My heart twisted at the sight of my 4-year-old raking through her plate of food during lunch with both hands, asking for her usual meal time story. The same 4-year-old who can otherwise draw rainbows and unicorns, eat pasta with a fork and chocolate oatmeal with a spoon, who insists on using a two-tined fruit fork to eat her watermelon and can even button her shirt for goddess’s sake.
So, I decided that it was high time my older child started eating all her meals by herself. My anger at myself for ‘failing’ her translated into making her sit by herself for an hour and a half, sobbing into her plate, as I sat by and ignored her pleas for a story, for help.
We were miserable.
After the third meal went uneaten, I couldn’t take it anymore. I tried to introspect, to look back at my own childhood to see if there were answers there. That’s when I realized that this issue is one I have created in my mind, based on western concepts of parenting, or ‘best case practices’ as found oh-so-easily on the internet.

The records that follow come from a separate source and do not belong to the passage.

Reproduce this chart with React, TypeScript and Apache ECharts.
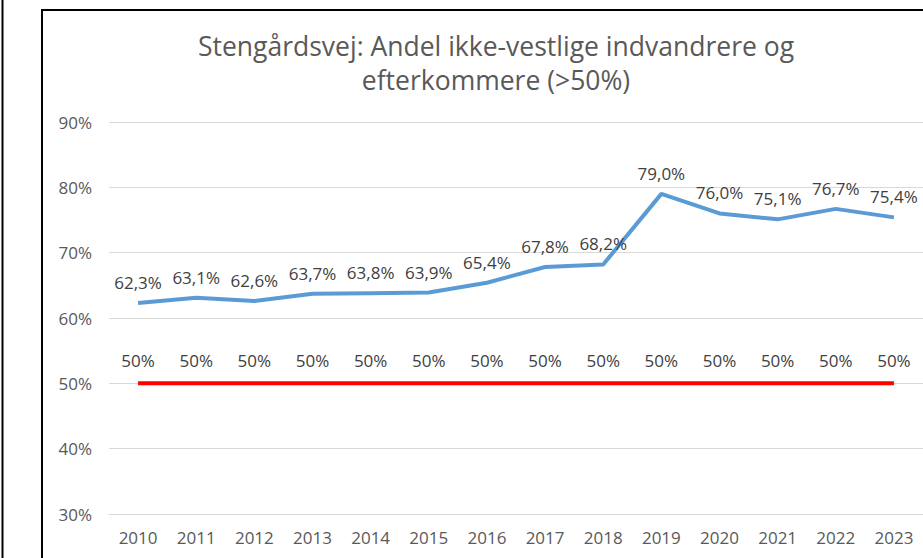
import React, { useEffect, useRef } from "react";
import * as echarts from "echarts";

const years = ["2010", "2011", "2012", "2013", "2014", "2015", "2016", "2017", "2018", "2019", "2020", "2021", "2022", "2023"];
const shareValues = [62.3, 63.1, 62.6, 63.7, 63.8, 63.9, 65.4, 67.8, 68.2, 79.0, 76.0, 75.1, 76.7, 75.4];
const thresholdValues = [50, 50, 50, 50, 50, 50, 50, 50, 50, 50, 50, 50, 50, 50];
const titleText = "Stengårdsvej: Andel ikke-vestlige indvandrere og\nefterkommere (>50%)";

const FONT = "'Open Sans', 'Noto Sans', sans-serif";

export default function App() {
  const ref = useRef<HTMLDivElement>(null);
  useEffect(() => {
    if (!ref.current) return;
    const chart = echarts.init(ref.current, null, { renderer: "svg" });
    chart.setOption({
      animation: false,
      backgroundColor: "#ffffff",
      textStyle: { fontFamily: FONT },
      title: {
        text: titleText,
        left: 496,
        top: 29,
        padding: 0,
        textAlign: "center",
        textStyle: { fontFamily: FONT, fontSize: 26.5, fontWeight: "normal", color: "#595959", lineHeight: 34 },
      },
      graphic: [
        { type: "line", shape: { x1: 2.5, y1: 0, x2: 2.5, y2: 558 }, style: { stroke: "#000", lineWidth: 2 } },
        { type: "rect", shape: { x: 42, y: 10, width: 1000, height: 1000 }, style: { fill: "none", stroke: "#000", lineWidth: 2 } },
      ],
      grid: { left: 109, right: -1, top: 122, bottom: 44 },
      xAxis: {
        type: "category",
        data: years,
        boundaryGap: true,
        axisLine: { show: true, lineStyle: { color: "#D9D9D9", width: 1 } },
        axisTick: { show: false },
        axisLabel: { color: "#595959", fontSize: 17, margin: 15, fontFamily: FONT },
      },
      yAxis: {
        type: "value",
        min: 30,
        max: 90,
        interval: 10,
        axisLine: { show: false },
        axisTick: { show: false },
        splitLine: { lineStyle: { color: "#D9D9D9", width: 1 } },
        axisLabel: { color: "#595959", fontSize: 17, margin: 17, fontFamily: FONT, formatter: (v: number) => v + "%" },
      },
      series: [
        {
          type: "line",
          data: shareValues,
          symbol: "circle",
          symbolSize: 0,
          showSymbol: true,
          lineStyle: { color: "#5B9BD5", width: 4 },
          itemStyle: { color: "#5B9BD5" },
          label: {
            show: true,
            position: "top",
            distance: 12,
            color: "#404040",
            fontSize: 17,
            fontFamily: FONT,
            formatter: (p: any) => p.value.toFixed(1).replace(".", ",") + "%",
          },
        },
        {
          type: "line",
          data: thresholdValues,
          symbol: "circle",
          symbolSize: 0,
          showSymbol: true,
          lineStyle: { color: "#FF0000", width: 4 },
          itemStyle: { color: "#FF0000" },
          label: {
            show: true,
            position: "top",
            distance: 14,
            color: "#404040",
            fontSize: 17,
            fontFamily: FONT,
            formatter: (p: any) => p.value + "%",
          },
        },
      ],
    });
    return () => chart.dispose();
  }, []);
  return <div ref={ref} style={{ position: "fixed", left: 0, top: 0, width: 923, height: 558 }} />;
}
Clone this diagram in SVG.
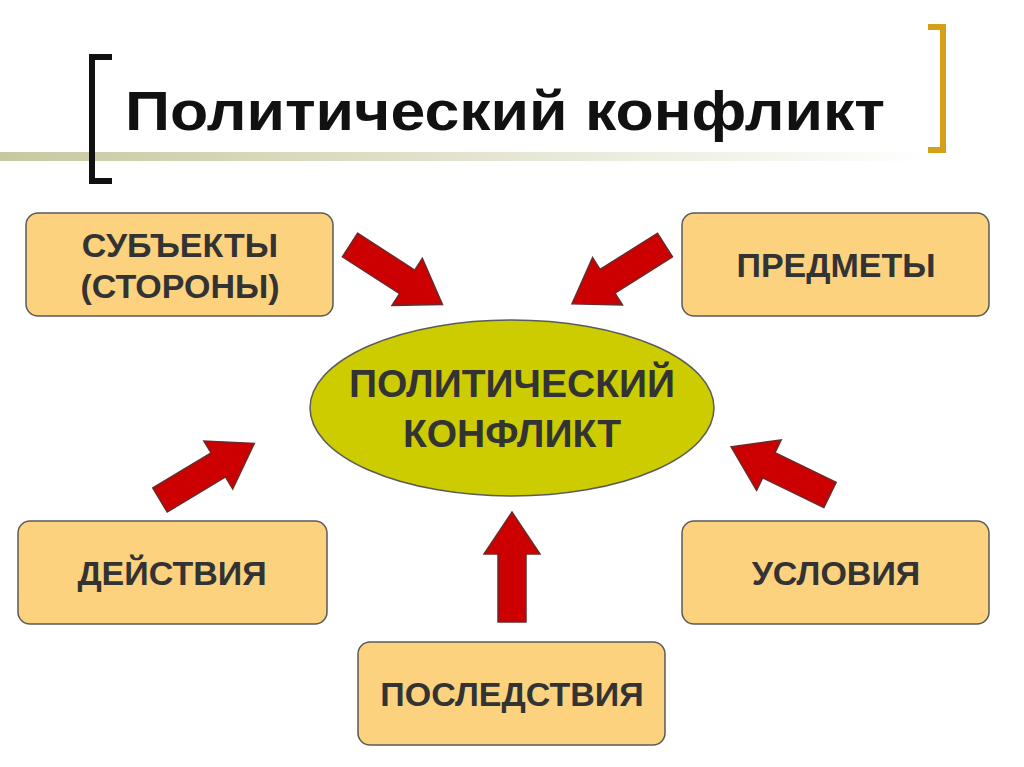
<svg xmlns="http://www.w3.org/2000/svg" width="1024" height="767" viewBox="0 0 1024 767">
<style>
.box{fill:#fcd27e;stroke:#5a5a5a;stroke-width:1.5}
.lbl{font-family:"Liberation Sans",Arial,sans-serif;font-weight:bold;font-size:34px;fill:#333;text-anchor:middle}
.arr{fill:#cc0000;stroke:#6a2a2a;stroke-width:1.5}
</style>
<defs>
<linearGradient id="g" x1="0" x2="1" y1="0" y2="0">
<stop offset="0" stop-color="#c8c8a0"/><stop offset="1" stop-color="#c8c8a0" stop-opacity="0"/>
</linearGradient>
<path id="a" d="M0,-14 L68,-14 L68,-28 L110,0 L68,28 L68,14 L0,14 Z"/>
</defs>
<rect width="1024" height="767" fill="#fff"/>
<rect x="0" y="152" width="940" height="9" fill="url(#g)"/>
<path d="M112,57 H92 V181 H112" fill="none" stroke="#111" stroke-width="6"/>
<path d="M928,27 H943 V150 H928" fill="none" stroke="#d4a017" stroke-width="6"/>
<text x="125" y="130" font-family="Liberation Sans,Arial,sans-serif" font-weight="bold" font-size="56" fill="#111" textLength="760" lengthAdjust="spacingAndGlyphs">Политический конфликт</text>
<g id="connectors">
<use href="#a" class="arr" transform="translate(350,245) rotate(32.8)"/>
<use href="#a" class="arr" transform="translate(665,245) rotate(147.7)"/>
<use href="#a" class="arr" transform="translate(160,500) rotate(-31)"/>
<use href="#a" class="arr" transform="translate(830,495) rotate(-154)"/>
<use href="#a" class="arr" transform="translate(512,622) rotate(-90)"/>
</g>
<g id="center"><ellipse cx="512" cy="408" rx="202" ry="88" fill="#cccc00" stroke="#5a5a5a" stroke-width="1.5"/>
<text class="lbl" x="512" y="397" style="font-size:39px">ПОЛИТИЧЕСКИЙ</text>
<text class="lbl" x="512" y="447" style="font-size:39px">КОНФЛИКТ</text></g>
<g id="subj"><rect class="box" x="26" y="213" width="307" height="103" rx="12"/>
<text class="lbl" x="180" y="257">СУБЪЕКТЫ</text><text class="lbl" x="180" y="298">(СТОРОНЫ)</text></g>
<g id="pred"><rect class="box" x="682" y="213" width="307" height="103" rx="12"/>
<text class="lbl" x="836" y="277">ПРЕДМЕТЫ</text></g>
<g id="deist"><rect class="box" x="18" y="521" width="309" height="103" rx="12"/>
<text class="lbl" x="172" y="585">ДЕЙСТВИЯ</text></g>
<g id="uslov"><rect class="box" x="682" y="521" width="307" height="103" rx="12"/>
<text class="lbl" x="836" y="585">УСЛОВИЯ</text></g>
<g id="posl"><rect class="box" x="358" y="642" width="307" height="103" rx="12"/>
<text class="lbl" x="512" y="706">ПОСЛЕДСТВИЯ</text></g>
</svg>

When my first child was a toddler, just starting solids, she hated food. She hated the bottle. She refused to suck her fingers. She wouldn’t put anything in her mouth, except for my breast. You could leave little marbles lying around on the floor, shiny gems, nails, anything edible or inedible and you could be sure that she would pick it up, look at it and put it right back down and move on. On one hand, it was wonderful that I didn’t have to worry about choking hazards, but on the other, it was frightening to see her weight graph on a steady plateau through every doctor’s visit.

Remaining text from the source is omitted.